In the summer of 2002, Jeremie Thouakesseh Zoueu's two-year-old daughter showed all of the classic symptoms of malaria: fever, chills, lethargy, sweating. "The only way we could know for sure that she had malaria," says Zoueu, "was to have her tested at a local hospital in the capital city of Yamoussoukro, Côte d'Ivoire, where we lived."
The test results took hours to complete. "It was difficult to wait, especially knowing that rapid intervention would mean less suffering and a greater likelihood of a complete recovery."
The test was done in early morning. The results arrived in late afternoon. They were negative. But subsequent, more comprehensive, testing showed that his little girl did indeed have malaria – in fact, a rare type that infects the brain and is difficult to diagnose.
Some 10 years later, Zoueu is happy to report that his daughter is fine. She is now a healthy and vibrant adolescent. Her bout with malaria is a distant memory.
The experience, however, did change her father's career path. "I knew there had to be a better, quicker way to detect malaria", explains Zoueu, "and I was determined to try to find one."
Zoueu is trained as a laser physicist.
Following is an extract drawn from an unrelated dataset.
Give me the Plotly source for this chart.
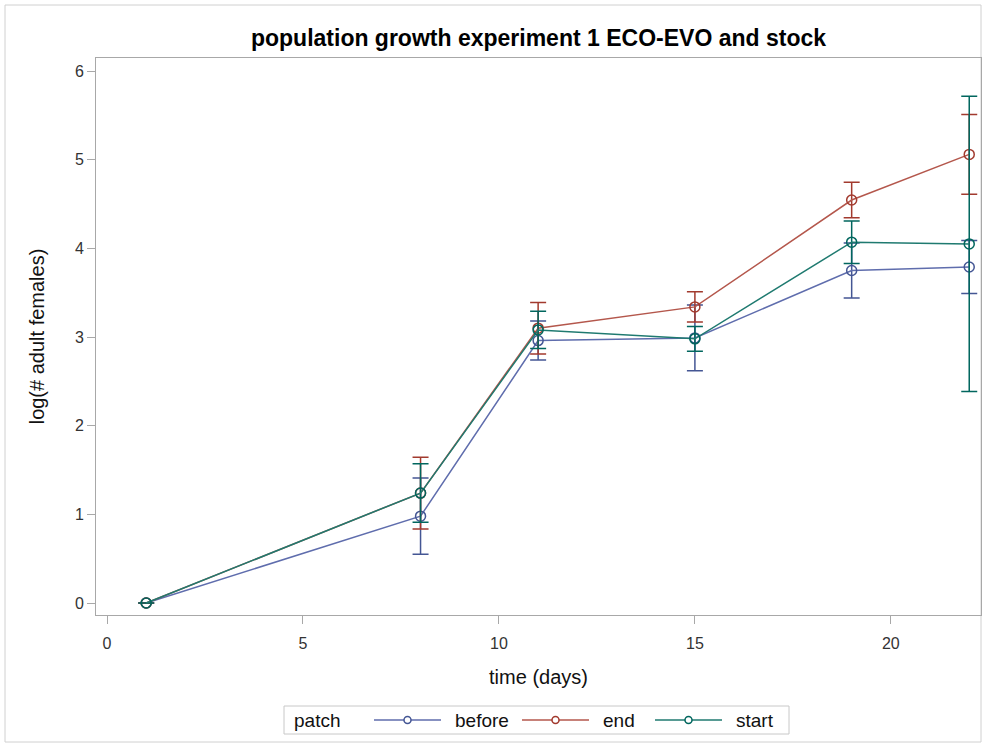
import plotly.graph_objects as go

# Sampling days and log(# adult females) per patch, with error-bar half widths
days = [1, 8, 11, 15, 19, 22]

before_mean = [0.0, 0.98, 2.96, 2.99, 3.75, 3.79]
before_err = [None, 0.43, 0.22, 0.37, 0.31, 0.30]

end_mean = [0.0, 1.24, 3.10, 3.34, 4.545, 5.06]
end_err = [None, 0.405, 0.29, 0.17, 0.20, 0.45]

start_mean = [0.0, 1.24, 3.08, 2.98, 4.07, 4.05]
start_err = [None, 0.33, 0.21, 0.14, 0.24, 1.665]

patch_names = ["before", "end", "start"]
mark_colors = ["#445694", "#A23A2E", "#01665E"]
line_colors = ["#5f6dad", "#b4574c", "#1f7a70"]
means = [before_mean, end_mean, start_mean]
errs = [before_err, end_err, start_err]

W, H = 987, 747
L, R, T, B = 96, 981, 58, 615
FONT = "Liberation Sans, Arial, sans-serif"

fig = go.Figure()
for name, mean, err, mc, lc in zip(patch_names, means, errs, mark_colors, line_colors):
    fig.add_trace(go.Scatter(
        x=days, y=mean, name=name, mode="lines+markers", showlegend=False,
        line=dict(color=lc, width=1.5),
        marker=dict(symbol="circle-open", size=10, color=mc,
                    line=dict(color=mc, width=1.5)),
        error_y=dict(type="data", array=err, visible=True,
                     color=mc, thickness=1.5, width=8),
    ))

def px_to_paper_x(px):
    return (px - L) / (R - L)

def px_to_paper_y(py):
    return (B - py) / (B - T)

shapes = [
    # outer graph border
    dict(type="rect", xref="paper", yref="paper", layer="below",
         x0=px_to_paper_x(5), x1=px_to_paper_x(981),
         y0=px_to_paper_y(742), y1=px_to_paper_y(5),
         line=dict(color="#d0d0d0", width=1), fillcolor="rgba(0,0,0,0)"),
    # legend frame
    dict(type="rect", xref="paper", yref="paper",
         x0=px_to_paper_x(284), x1=px_to_paper_x(789),
         y0=px_to_paper_y(734), y1=px_to_paper_y(706),
         line=dict(color="#c8c8c8", width=1), fillcolor="white"),
]
annotations = [
    dict(text="patch", xref="paper", yref="paper",
         x=px_to_paper_x(292), y=px_to_paper_y(720),
         xanchor="left", yanchor="middle", showarrow=False,
         font=dict(family=FONT, size=19, color="#111111")),
]

# legend entries: sample line with a small open circle, then the patch label
legend_x = [374, 522, 655]
legend_len = 67
ly = px_to_paper_y(720)
for name, mc, lc, lx in zip(patch_names, mark_colors, line_colors, legend_x):
    shapes.append(dict(type="line", xref="paper", yref="paper",
                       x0=px_to_paper_x(lx), x1=px_to_paper_x(lx + legend_len),
                       y0=ly, y1=ly, line=dict(color=lc, width=1.5)))
    cx = px_to_paper_x(lx + legend_len / 2)
    shapes.append(dict(type="circle", xref="paper", yref="paper",
                       xsizemode="pixel", ysizemode="pixel",
                       xanchor=cx, yanchor=ly, x0=-3.5, x1=3.5, y0=-3.5, y1=3.5,
                       line=dict(color=mc, width=1.5), fillcolor="white"))
    annotations.append(dict(text=name, xref="paper", yref="paper",
                            x=px_to_paper_x(lx + legend_len + 12), y=ly,
                            xanchor="left", yanchor="middle", showarrow=False,
                            font=dict(family=FONT, size=19, color="#111111")))

fig.update_layout(
    width=W, height=H, autosize=False,
    margin=dict(l=L, r=W - R, t=T, b=H - B, pad=0),
    paper_bgcolor="white", plot_bgcolor="white",
    font=dict(family=FONT, size=16, color="#333333"),
    showlegend=False,
    title=dict(text="<b>population growth experiment 1 ECO-EVO and stock</b>",
               x=0.5, xref="paper", xanchor="center",
               y=1 - 38 / H, yref="container", yanchor="middle",
               font=dict(family=FONT, size=23, color="#000000")),
    xaxis=dict(range=[-0.281, 22.30], tickvals=[0, 5, 10, 15, 20],
               showgrid=False, zeroline=False,
               showline=True, linecolor="#a8a8a8", linewidth=1, mirror=True,
               ticks="outside", ticklen=8, tickcolor="#a8a8a8",
               ticklabelstandoff=6,
               tickfont=dict(size=16, color="#333333"),
               title=dict(text="time (days)", standoff=18,
                          font=dict(size=20, color="#111111"))),
    yaxis=dict(range=[-0.135, 6.147], tickvals=[0, 1, 2, 3, 4, 5, 6],
               showgrid=False, zeroline=False,
               showline=True, linecolor="#a8a8a8", linewidth=1, mirror=True,
               ticks="outside", ticklen=8, tickcolor="#a8a8a8",
               tickfont=dict(size=16, color="#333333"),
               title=dict(text="log(# adult females)", standoff=24,
                          font=dict(size=20, color="#111111"))),
    shapes=shapes,
    annotations=annotations,
)

fig.write_html("out.html")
He earned an undergraduate degree in physics at the University of Cocody in Abidjan, Côte d'Ivoire, and a PhD at Université Pierre et Marie Curie, Paris 6, in France. He became an Associate of the Abdus Salam International Centre of Physics (ICTP) in 1999 and has returned to Trieste many times during the past decade to participate in research and training workshops. In 2008, he was awarded a TWAS research grant.
"The conventional method of diagnosing malaria is very labour-intensive and time-consuming", Zoueu observes. "Highly skilled medical technicians must take blood samples, meticulously smear and stain the blood on a slide set beneath the microscope, and then count the blood cells. Once the number of suspect blood cells passes a certain threshold (one malaria-infected red blood cell for each 100 blood cells over ten examination fields), the person is diagnosed with malaria."
The procedure not only takes time, but also often leads to false counts due to human error or contamination.
"Laser spectroscopy technology," Zoueu says, "provides a better way for diagnosis." That's because the use of laser optical technology and image processing enables the count to take place in real-time and without the need for highly skilled personnel. "The lasers offer a spectral fingerprint of blood cells, providing a clear visual portrait of what is happening."
Zoueu and his colleagues aim at devising an affordable application that would allow any medical doctor throughout the country to do real-time blood tests for malaria without requiring patients and their families to undertake long journeys to a hospital. "The idea is to develop an optical sampling device – think of it as a sort of webcam – that can be attached to the eye-piece of a microscope", Zoueu explains. "The application would do the rest – that is, scan the images for the characteristic fingerprint of the malaria parasite."
Laser procedures could also be used to target certain molecules, and therefore hold promise for the design of innovative drugs to treat malaria and other diseases. "But to be effective," Zoueu notes, "such procedures require greater resolutions and precision", both of which are not yet available. In fact, such challenges serve as one of the focal points of research now being conducted by his laboratory.
The scientific capabilities of researchers in Côte d'Ivoire have come a long way over the past decade, Zoueu says. "When I first began my career in the mid 1990s, it was impossible for me to do research at home. Laboratory facilities simply did not exist. As a result, I would travel to Europe to conduct my laboratory work, and return to Africa to analyse the findings."
In contrast, today Zoueu's laboratory consists of four senior researchers, five PhD students and three Master's degree students, plus a number of technicians and administrative staff. Equipment purchased over the past three years with a research grant from TWAS include spectrometres, lasers, an optical microscope, a video camera and optical fibres.
"We owe a great deal to Trieste for the rapid progress we have made", he says. "As an ICTP Associate, I have been able to retain access to cutting-edge research in the field; as a member of the African Laser, Atomic, Molecular and Optical Sciences Network (LAM Network), which was launched and supported by ICTP, I have had the good fortune to meet and exchange ideas with Africa's growing number of laser researchers; and as a recipient of a TWAS research grant, I have been able purchase equipment that has allowed me and my colleagues to create our own laboratory at home." Zoueu is now using his expertise and contacts to coordinate the first African network dedicated to optical spectral imaging for applications in medicine, agriculture and the environment.
Yet, despite the progress that has been made, profound challenges remain. "Earlier this year, political conflict made travel unsafe, and required us to close the laboratory for more than a month," Zoue says. "We are now back at work, and more determined than ever to move ahead on our laser research agenda."
For Zoueu the roots of his commitment lie not just in his desire to build a successful career; but also in a deep personal interest to ensure that, in the future, children like his daughter receive the medical care that they need and deserve to lead healthy and happy lives.